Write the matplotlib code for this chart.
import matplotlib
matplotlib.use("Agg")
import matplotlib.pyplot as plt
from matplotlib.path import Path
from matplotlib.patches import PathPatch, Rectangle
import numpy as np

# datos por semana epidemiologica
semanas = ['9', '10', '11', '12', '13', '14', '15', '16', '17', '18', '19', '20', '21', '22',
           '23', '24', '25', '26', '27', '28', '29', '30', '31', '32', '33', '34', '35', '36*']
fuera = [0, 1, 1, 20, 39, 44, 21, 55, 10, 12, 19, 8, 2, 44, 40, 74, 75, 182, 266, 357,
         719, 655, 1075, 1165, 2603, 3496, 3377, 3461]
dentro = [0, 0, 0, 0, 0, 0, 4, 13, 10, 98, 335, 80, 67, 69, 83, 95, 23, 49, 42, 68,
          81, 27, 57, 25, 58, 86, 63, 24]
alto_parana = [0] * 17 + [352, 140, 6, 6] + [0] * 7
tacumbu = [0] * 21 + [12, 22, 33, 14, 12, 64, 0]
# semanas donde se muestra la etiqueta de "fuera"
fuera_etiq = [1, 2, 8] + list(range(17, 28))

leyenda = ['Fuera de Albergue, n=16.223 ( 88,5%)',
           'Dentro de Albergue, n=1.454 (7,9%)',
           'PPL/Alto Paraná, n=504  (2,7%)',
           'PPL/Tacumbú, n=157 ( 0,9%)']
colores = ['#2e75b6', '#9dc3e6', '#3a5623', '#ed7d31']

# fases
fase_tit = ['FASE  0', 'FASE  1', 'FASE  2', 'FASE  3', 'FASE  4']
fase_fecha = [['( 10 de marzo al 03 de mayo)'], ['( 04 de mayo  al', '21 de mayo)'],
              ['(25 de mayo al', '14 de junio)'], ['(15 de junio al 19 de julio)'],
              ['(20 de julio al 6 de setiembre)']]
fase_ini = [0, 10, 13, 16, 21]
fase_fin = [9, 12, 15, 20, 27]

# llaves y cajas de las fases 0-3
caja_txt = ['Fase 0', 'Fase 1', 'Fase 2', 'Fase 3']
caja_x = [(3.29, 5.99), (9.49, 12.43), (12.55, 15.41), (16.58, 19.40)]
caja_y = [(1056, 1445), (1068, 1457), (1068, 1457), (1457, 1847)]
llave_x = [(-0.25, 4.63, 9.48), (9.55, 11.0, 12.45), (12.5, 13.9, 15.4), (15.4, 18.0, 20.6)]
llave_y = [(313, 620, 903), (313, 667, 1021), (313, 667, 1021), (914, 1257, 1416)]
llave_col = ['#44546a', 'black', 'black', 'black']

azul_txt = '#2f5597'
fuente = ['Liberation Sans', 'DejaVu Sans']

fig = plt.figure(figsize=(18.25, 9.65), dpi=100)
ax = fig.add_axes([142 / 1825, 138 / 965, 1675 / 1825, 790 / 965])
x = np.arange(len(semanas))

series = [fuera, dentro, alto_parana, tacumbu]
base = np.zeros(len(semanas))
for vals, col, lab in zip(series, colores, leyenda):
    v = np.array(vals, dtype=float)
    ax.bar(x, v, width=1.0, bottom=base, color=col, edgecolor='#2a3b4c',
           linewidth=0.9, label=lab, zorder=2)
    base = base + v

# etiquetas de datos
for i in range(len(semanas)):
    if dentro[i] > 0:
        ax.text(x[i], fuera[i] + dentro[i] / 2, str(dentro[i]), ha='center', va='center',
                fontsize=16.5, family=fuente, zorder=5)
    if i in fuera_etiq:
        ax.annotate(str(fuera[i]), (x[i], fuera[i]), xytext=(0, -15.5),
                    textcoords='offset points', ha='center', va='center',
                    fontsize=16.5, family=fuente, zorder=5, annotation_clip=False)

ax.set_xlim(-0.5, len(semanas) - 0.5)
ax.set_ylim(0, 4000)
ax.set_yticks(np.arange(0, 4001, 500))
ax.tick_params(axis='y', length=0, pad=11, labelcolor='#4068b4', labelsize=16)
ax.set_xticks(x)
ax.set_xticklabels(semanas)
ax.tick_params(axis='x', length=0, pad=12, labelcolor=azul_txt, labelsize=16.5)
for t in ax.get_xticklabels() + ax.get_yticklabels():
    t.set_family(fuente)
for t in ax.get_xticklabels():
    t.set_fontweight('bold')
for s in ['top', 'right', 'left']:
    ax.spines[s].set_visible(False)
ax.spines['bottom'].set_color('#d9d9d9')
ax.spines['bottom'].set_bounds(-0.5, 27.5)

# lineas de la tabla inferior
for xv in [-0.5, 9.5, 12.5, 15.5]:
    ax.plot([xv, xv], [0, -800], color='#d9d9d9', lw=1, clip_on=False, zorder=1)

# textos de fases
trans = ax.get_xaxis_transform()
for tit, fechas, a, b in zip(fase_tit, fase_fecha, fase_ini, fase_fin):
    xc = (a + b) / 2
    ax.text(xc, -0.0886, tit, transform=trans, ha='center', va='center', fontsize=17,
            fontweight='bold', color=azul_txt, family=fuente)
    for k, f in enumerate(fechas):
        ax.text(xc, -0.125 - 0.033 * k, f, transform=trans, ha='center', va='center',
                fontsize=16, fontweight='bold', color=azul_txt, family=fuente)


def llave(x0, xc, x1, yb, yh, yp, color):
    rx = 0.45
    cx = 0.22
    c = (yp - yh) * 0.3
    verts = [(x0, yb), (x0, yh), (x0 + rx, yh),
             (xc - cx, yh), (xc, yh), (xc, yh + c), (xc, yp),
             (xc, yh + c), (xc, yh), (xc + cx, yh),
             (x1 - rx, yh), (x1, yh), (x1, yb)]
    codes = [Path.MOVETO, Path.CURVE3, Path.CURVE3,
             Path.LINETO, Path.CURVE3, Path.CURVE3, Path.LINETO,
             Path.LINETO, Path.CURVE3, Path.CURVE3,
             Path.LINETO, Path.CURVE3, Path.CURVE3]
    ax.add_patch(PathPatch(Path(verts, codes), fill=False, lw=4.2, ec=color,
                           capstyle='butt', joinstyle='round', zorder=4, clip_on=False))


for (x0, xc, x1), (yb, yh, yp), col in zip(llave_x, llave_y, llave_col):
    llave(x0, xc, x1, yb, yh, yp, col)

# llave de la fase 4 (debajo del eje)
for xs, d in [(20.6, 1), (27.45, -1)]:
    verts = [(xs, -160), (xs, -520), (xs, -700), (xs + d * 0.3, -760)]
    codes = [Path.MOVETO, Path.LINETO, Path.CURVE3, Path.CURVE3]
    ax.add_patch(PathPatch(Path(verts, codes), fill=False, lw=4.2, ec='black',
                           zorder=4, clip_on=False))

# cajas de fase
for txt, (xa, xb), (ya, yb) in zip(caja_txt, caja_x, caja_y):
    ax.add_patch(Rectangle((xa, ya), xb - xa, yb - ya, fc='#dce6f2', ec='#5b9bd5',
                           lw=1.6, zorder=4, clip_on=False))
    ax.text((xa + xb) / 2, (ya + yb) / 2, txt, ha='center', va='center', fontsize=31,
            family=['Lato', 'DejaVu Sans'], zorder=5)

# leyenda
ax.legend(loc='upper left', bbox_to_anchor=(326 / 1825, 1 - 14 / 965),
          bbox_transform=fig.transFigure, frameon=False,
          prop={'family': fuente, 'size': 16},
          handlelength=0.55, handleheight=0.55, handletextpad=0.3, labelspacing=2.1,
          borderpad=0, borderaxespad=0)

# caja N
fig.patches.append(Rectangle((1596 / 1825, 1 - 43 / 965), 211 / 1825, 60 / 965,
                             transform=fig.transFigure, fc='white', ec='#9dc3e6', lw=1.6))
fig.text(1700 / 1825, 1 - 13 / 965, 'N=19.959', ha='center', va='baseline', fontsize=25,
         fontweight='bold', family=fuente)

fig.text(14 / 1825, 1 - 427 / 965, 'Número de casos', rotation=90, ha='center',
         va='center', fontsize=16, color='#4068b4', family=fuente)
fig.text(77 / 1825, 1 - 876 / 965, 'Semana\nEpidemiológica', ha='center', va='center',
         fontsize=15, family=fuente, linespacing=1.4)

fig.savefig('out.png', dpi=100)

—————

■ **DO THIS**:
Write out, exactly and with nothing else, the lines of the listing above from its first line through the line with "x = np.arange(len(semanas))".

■ **RESULT**:
Write the matplotlib code for this chart.
import matplotlib
matplotlib.use("Agg")
import matplotlib.pyplot as plt
from matplotlib.path import Path
from matplotlib.patches import PathPatch, Rectangle
import numpy as np

# datos por semana epidemiologica
semanas = ['9', '10', '11', '12', '13', '14', '15', '16', '17', '18', '19', '20', '21', '22',
           '23', '24', '25', '26', '27', '28', '29', '30', '31', '32', '33', '34', '35', '36*']
fuera = [0, 1, 1, 20, 39, 44, 21, 55, 10, 12, 19, 8, 2, 44, 40, 74, 75, 182, 266, 357,
         719, 655, 1075, 1165, 2603, 3496, 3377, 3461]
dentro = [0, 0, 0, 0, 0, 0, 4, 13, 10, 98, 335, 80, 67, 69, 83, 95, 23, 49, 42, 68,
          81, 27, 57, 25, 58, 86, 63, 24]
alto_parana = [0] * 17 + [352, 140, 6, 6] + [0] * 7
tacumbu = [0] * 21 + [12, 22, 33, 14, 12, 64, 0]
# semanas donde se muestra la etiqueta de "fuera"
fuera_etiq = [1, 2, 8] + list(range(17, 28))

leyenda = ['Fuera de Albergue, n=16.223 ( 88,5%)',
           'Dentro de Albergue, n=1.454 (7,9%)',
           'PPL/Alto Paraná, n=504  (2,7%)',
           'PPL/Tacumbú, n=157 ( 0,9%)']
colores = ['#2e75b6', '#9dc3e6', '#3a5623', '#ed7d31']

# fases
fase_tit = ['FASE  0', 'FASE  1', 'FASE  2', 'FASE  3', 'FASE  4']
fase_fecha = [['( 10 de marzo al 03 de mayo)'], ['( 04 de mayo  al', '21 de mayo)'],
              ['(25 de mayo al', '14 de junio)'], ['(15 de junio al 19 de julio)'],
              ['(20 de julio al 6 de setiembre)']]
fase_ini = [0, 10, 13, 16, 21]
fase_fin = [9, 12, 15, 20, 27]

# llaves y cajas de las fases 0-3
caja_txt = ['Fase 0', 'Fase 1', 'Fase 2', 'Fase 3']
caja_x = [(3.29, 5.99), (9.49, 12.43), (12.55, 15.41), (16.58, 19.40)]
caja_y = [(1056, 1445), (1068, 1457), (1068, 1457), (1457, 1847)]
llave_x = [(-0.25, 4.63, 9.48), (9.55, 11.0, 12.45), (12.5, 13.9, 15.4), (15.4, 18.0, 20.6)]
llave_y = [(313, 620, 903), (313, 667, 1021), (313, 667, 1021), (914, 1257, 1416)]
llave_col = ['#44546a', 'black', 'black', 'black']

azul_txt = '#2f5597'
fuente = ['Liberation Sans', 'DejaVu Sans']

fig = plt.figure(figsize=(18.25, 9.65), dpi=100)
ax = fig.add_axes([142 / 1825, 138 / 965, 1675 / 1825, 790 / 965])
x = np.arange(len(semanas))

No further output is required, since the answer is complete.